Today’s society is hugely influenced by the use of smartphones. This is from everyday life, with how we interact with friends and family on a personal level, to how businesses and politicians send out messages and updates to their customers and followers through social media posts. This is clear today with US President Donal Trumps twitter posts often being a hot topic of conversation amongst many.
There are without doubts many positives through the use of smartphones. These are clear to see as everywhere you look there is always a number of people engulfed in their phones, and it’s not just the younger generation, it is now throughout all age groups, from younger siblings to parents and now even grandparents. I am going to take a look at the pros and cons, in relation to how my age group use smartphones.
First of all, the pros of smartphones, which you could argue is a never ending list of positives:
· The ability to connect with friends from all over the world. Whether it is a cousin in Australia or a friend in America, we can be face to face with them any time through the use of Facetime. We always stay in communication with these people through Facebook and Snapchat, making it a lot easier to keep relationships strong even though we may be thousands of miles apart.
· The use of a smart phone is something a lot of people could not do without. Friendship groups in today’s society resolve around a Whatsapp group. Everyday plans are made in these groups, and it is definitely the easiest way to stay in touch. All football teams or class group projects will often have a whatsapp group to send messages and updates.
· Another pro would be how you can keep all of your friends up to date on what you are doing with your life. Although some of your facebook friends mightn’t care if you climbed Slieve Donard at the weekend, it is still nice to be able to post this.

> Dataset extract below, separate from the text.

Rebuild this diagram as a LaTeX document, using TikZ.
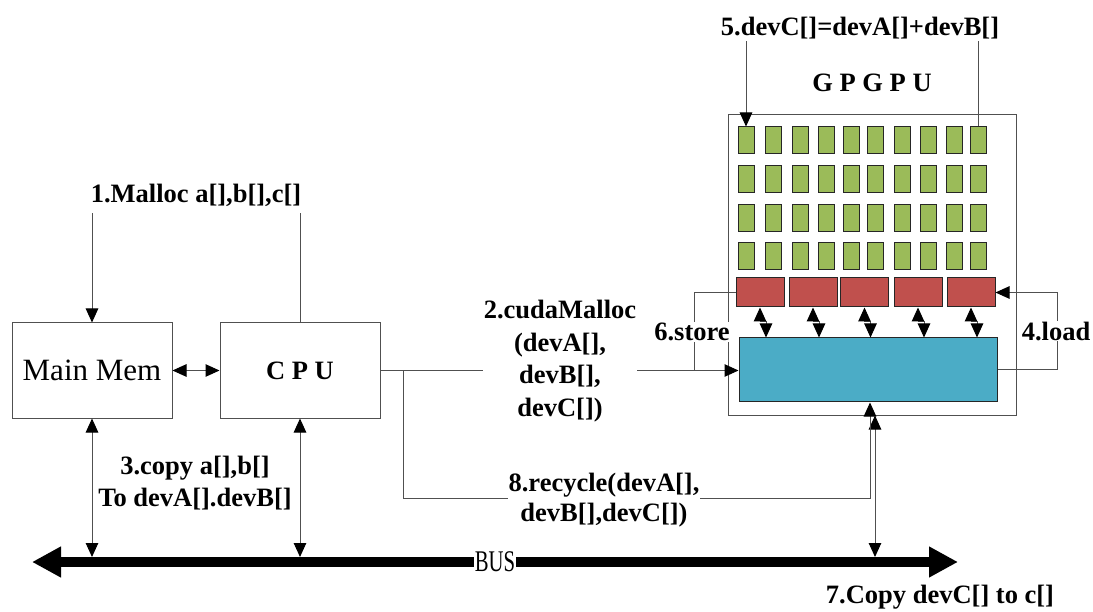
\documentclass[tikz,border=0pt]{standalone}
\usepackage{fontspec}
\usepackage{graphicx}
\setmainfont{Liberation Serif}
\usetikzlibrary{arrows.meta}
\definecolor{cellgreen}{HTML}{9BBB59}
\definecolor{regred}{HTML}{C0504D}
\definecolor{memblue}{HTML}{4BACC6}
\definecolor{wirecol}{HTML}{505050}

\begin{document}
\begin{tikzpicture}[x=1pt,y=-1pt,
  >={Triangle[length=14pt,width=12.5pt,color=black]},
  wire/.style={draw=wirecol,line width=1pt},
  box/.style={draw=wirecol,line width=1pt,inner sep=0pt},
  lbl/.style={font=\fontsize{26.5}{32.5}\selectfont\bfseries,align=center,inner sep=1pt},
  mask/.style={fill=white},
  cell/.style={draw=black!85,line width=1pt,fill=cellgreen,minimum width=16pt,minimum height=27pt,inner sep=0pt},
  reg/.style={draw=black!85,line width=1pt,fill=regred,minimum height=29pt,minimum width=48pt,inner sep=0pt},
  bigtip/.style={line width=10pt,{Triangle[length=29pt,width=29pt]}-{Triangle[length=29pt,width=29pt]}}
]
\useasboundingbox (0,0) rectangle (1093,612);

% host side
\node[box,minimum width=160pt,minimum height=95pt,font=\fontsize{31}{31}\selectfont] (mm) at (92,370.5) {Main Mem};
\node[box,minimum width=160pt,minimum height=95pt,font=\fontsize{26.5}{26.5}\selectfont\bfseries] (cpu) at (300,370.5) {C P U};

% device frame and its parts
\node[box,minimum width=288pt,minimum height=300pt] (gpu) at (872,265) {};
\node[lbl] (gpgpu) at (872,83) {G P G P U};
\foreach \c/\x in {1/746,2/773,3/800,4/826,5/851,6/875,7/902,8/928,9/954,10/978}
  \foreach \r/\y in {1/140.5,2/179,3/218,4/256.5}
    \node[cell] (g-\r-\c) at (\x,\y) {};
\foreach \i/\x in {1/760,2/813,3/864.5,4/918,5/971}
  \node[reg] (r\i) at (\x,292.5) {};
\node[draw=black!85,line width=1pt,fill=memblue,minimum width=258pt,minimum height=64pt,inner sep=0pt] (shared) at (868,370) {};

% register <-> shared memory links
\foreach \i in {1,...,5}
  \draw[wire,<->] (r\i.south) -- ++(0,14) -- ++(6,0) coordinate (k\i) -- (k\i |- shared.north);

% system bus
\coordinate (busL) at (32,562);
\coordinate (busR) at (958,562);
\draw[bigtip] (busL) -- (busR);
\node[fill=white,inner sep=0.5pt,font=\fontsize{30}{30}\selectfont] (bus) at (495,562) {\scalebox{0.69}[1]{BUS}};
\coordinate (b1) at (92,557);
\coordinate (b2) at (300,557);
\coordinate (b3) at (875,557);
\draw[wire,<->] (mm.south) -- (b1);
\draw[wire,<->] (cpu.south) -- (b2);
\draw[wire,<->] (b3) -- (b3 |- gpu.south);

% host connections
\draw[wire,<->] (mm) -- (cpu);
\node[lbl,inner ysep=7pt] (mal) at (196,195) {1.Malloc a[],b[],c[]};
\draw[wire,->] (mm.north |- mal.south) -- (mm.north);
\draw[wire] (cpu.north |- mal.south) -- (cpu.north);

% cpu to device
\draw[wire,->] (cpu.east) -- (cpu.east -| shared.west);
\coordinate (split) at (403,370.5);
\coordinate (rec) at (870,498);
\draw[wire,->] (split) |- (rec) -- (rec |- shared.south);
\coordinate (st) at (694,370.5);
\draw[wire] (r1.west) -| (st);
\draw[wire,->] (shared.east) -- ++(60,0) coordinate (ld) |- (r5.east);

% kernel operands
\node[lbl,inner ysep=2pt] (dev) at (860,28) {5.devC[]=devA[]+devB[]};
\draw[wire,->] (g-1-1.north |- dev.south) -- (g-1-1.north);
\draw[wire] (g-1-10.north |- dev.south) -- (g-1-10.north);

% step labels
\node[lbl] (cp) at (195,483) {3.copy a[],b[]\\To devA[].devB[]};
\node[lbl,mask] (cuda) at (560,361) {2.cudaMalloc\\(devA[],\\devB[],\\devC[])};
\node[lbl,mask,font=\fontsize{26.5}{30.5}\selectfont\bfseries] (recy) at (604,500) {8.recycle(devA[],\\devB[],devC[])};
\node[lbl,mask] (store) at (692,332) {6.store};
\node[lbl,mask] (load) at (1056,331) {4.load};
\node[lbl] (back) at (940,597) {7.Copy devC[] to c[]};
\end{tikzpicture}
\end{document}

· The convenience would be a massive pro for me with a smartphone. Emails, online banking, google maps etc are just an example of some of the apps which make our lives a lot more simple. There is no need for sat navs or trips to the bank as all can be done through our smart phones.
There are without doubt many more pros, but I don’t want to turn this in to an essay.
Now for the cons:
I feel there are many cons within our age group from 16-35 of smartphones.
· They are incredibly addictive. Personally I am as bad as anyone. Throughout this post I have constantly been on my phone, on WhatsApp, Snapchat and Facebook just refreshing pages and reading posts which have no impact on my life. Also, this highlights how much of a distraction they are. Everything you do is interrupted by a notification on your phone. It is very hard to go a few hours without checking your phone.
· You hear people say phones have “ruined the art of conversation”. This amongst friendship groups my age is true. There could be 7 of us in a bar drinking pints, and at all times there are probably 4/5 people on their phones. Everything is put on Snapchat or Facebook and at times it becomes sickening. You could be going through Snapchat stories and see more or less the same thing on 4 different stories of the same 5 people.
· Another con would be that people can portray themselves as something they are not. We all have friends on Facebook or Instagram and they have a totally different way of going on online. So in a sense they’re people who can hide behind a smartphone and be seen as someone they are not. These apps can be seen as a way of convincing people your life is brilliant, and constantly look happy in all your posts and can disguise true emotions very well.
To listen to my list of cons you would swear I don’t do these things mentioned above, although I wouldn’t be as extreme as some people I still do this to an extent. To say I could do without a smart phone would be a lie. I am as reliant on it as the majority. But at times I can’t help but think it would be great if no one had them.